Code that draws figures:
+ + + + + + +

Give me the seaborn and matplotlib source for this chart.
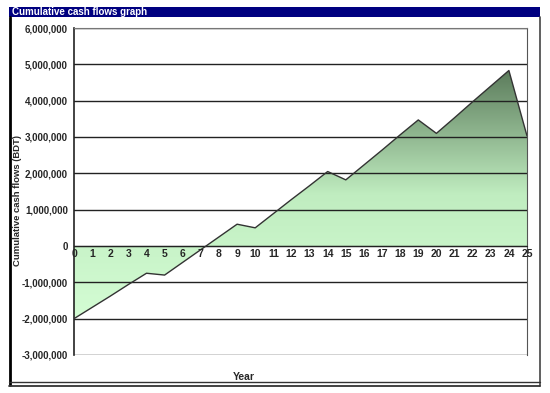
import matplotlib.pyplot as plt
import numpy as np
import pandas as pd
import seaborn as sns
from matplotlib.colors import LinearSegmentedColormap
from matplotlib.patches import Rectangle
from matplotlib.lines import Line2D
from matplotlib.ticker import FuncFormatter

# data
years = list(range(26))
cumulative = [
    -2000000, -1690000, -1380000, -1060000, -750000, -800000,
    -450000, -100000, 250000, 600000, 500000, 890000,
    1280000, 1660000, 2050000, 1820000, 2230000, 2640000,
    3060000, 3470000, 3100000, 3530000, 3970000, 4400000,
    4830000, 3030000,
]
y_ticks = list(range(-3000000, 6000001, 1000000))

title = "Cumulative cash flows graph"
x_label = "Year"
y_label = "Cumulative cash flows (BDT)"

df = pd.DataFrame({"year": years, "value": cumulative})

sns.set_style("white")
plt.rcParams["font.family"] = ["Liberation Sans", "DejaVu Sans"]
plt.rcParams["font.weight"] = "bold"

W, H = 550, 393
fig = plt.figure(figsize=(W / 100, H / 100), dpi=100)


def fx(px):
    return px / W


def fy(py):
    return 1 - py / H


ax = fig.add_axes([fx(74), fy(355), fx(527) - fx(74), fy(28) - fy(355)])
ax.set_axisbelow(False)

# gradient fill between line and zero
cmap = LinearSegmentedColormap.from_list("grn", ["#d4fdd4", "#c0edc0", "#5c7c5c"])
ymin, ymax = min(cumulative), max(cumulative)
grad = np.linspace(0, 1, 256).reshape(-1, 1)
img = ax.imshow(
    grad,
    extent=[years[0], years[-1], ymin, ymax],
    origin="lower",
    aspect="auto",
    cmap=cmap,
    zorder=1,
)
poly = ax.fill_between(df["year"], df["value"], 0, color="none", zorder=1)
clip_path = poly.get_paths()[0]
img.set_clip_path(clip_path, transform=ax.transData)

sns.lineplot(data=df, x="year", y="value", color="#333333", linewidth=1.0, ax=ax, zorder=3)

ax.set_xlim(0, 25)
ax.set_ylim(-3000000, 6000000)
ax.set_yticks(y_ticks)
ax.yaxis.set_major_formatter(FuncFormatter(lambda v, p: f"{int(v):,}"))
ax.set_xticks(years)

for t in y_ticks:
    ax.axhline(t, color="#222222", linewidth=1.0, zorder=2)

ax.spines["bottom"].set_position(("data", 0))
ax.spines["bottom"].set_color("#222222")
ax.spines["left"].set_color("#222222")
ax.spines["left"].set_linewidth(1.2)
ax.spines["top"].set_visible(True)
ax.spines["top"].set_color("#777777")
ax.spines["right"].set_visible(True)
ax.spines["right"].set_color("#555555")

ax.tick_params(axis="x", direction="in", length=3, pad=2, labelsize=7.5, color="#222222")
ax.tick_params(axis="y", direction="out", length=3, pad=1.5, labelsize=7, color="#555555")
for lab in ax.get_xticklabels() + ax.get_yticklabels():
    lab.set_fontweight("bold")
ax.xaxis.set_zorder(5)

ax.set_xlabel("")
ax.set_ylabel("")

# frame and title bar
fig.patches.append(Rectangle((fx(9), fy(17)), fx(540) - fx(9), fy(7) - fy(17),
                             transform=fig.transFigure, facecolor="#000080",
                             edgecolor="none"))
fig.text(fx(12), fy(12), title, color="white", fontsize=7, fontweight="bold",
         va="center", ha="left")
fig.lines.append(Line2D([fx(9.5), fx(9.5)], [fy(17), fy(385)], transform=fig.transFigure,
                        color="black", linewidth=2))
fig.lines.append(Line2D([fx(539.5), fx(539.5)], [fy(17), fy(386)], transform=fig.transFigure,
                        color="#444444", linewidth=1.2))
fig.lines.append(Line2D([fx(9), fx(540)], [fy(382), fy(382)], transform=fig.transFigure,
                        color="#333333", linewidth=1))
fig.lines.append(Line2D([fx(9), fx(540)], [fy(385.5), fy(385.5)], transform=fig.transFigure,
                        color="#333333", linewidth=1.3))

fig.text(fx(244), fy(377), x_label, fontsize=7.5, fontweight="bold", ha="center", va="center")
fig.text(fx(18), fy(200), y_label, fontsize=6.8, fontweight="bold", rotation=90,
         ha="center", va="center")

fig.savefig("out.png", dpi=100)
plt.close(fig)
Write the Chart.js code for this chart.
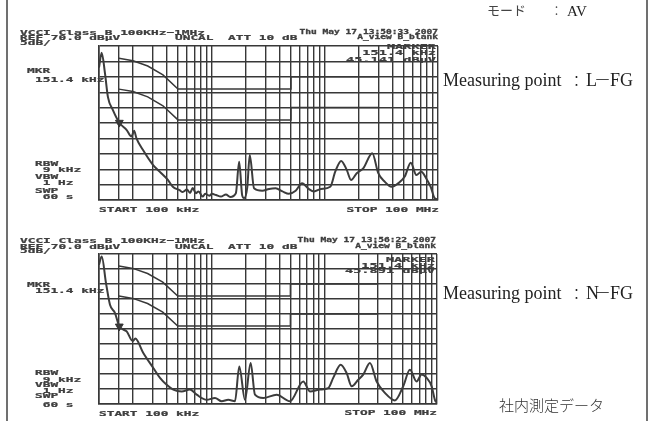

+ + + + + + +

Problem requirements: From the first line above down to the line with "from matplotlib.ticker import FuncFormatter", reproduce every line and no others, omitting pictures.

Final answer:
Give me the seaborn and matplotlib source for this chart.
import matplotlib.pyplot as plt
import numpy as np
import pandas as pd
import seaborn as sns
from matplotlib.colors import LinearSegmentedColormap
from matplotlib.patches import Rectangle
from matplotlib.lines import Line2D
from matplotlib.ticker import FuncFormatter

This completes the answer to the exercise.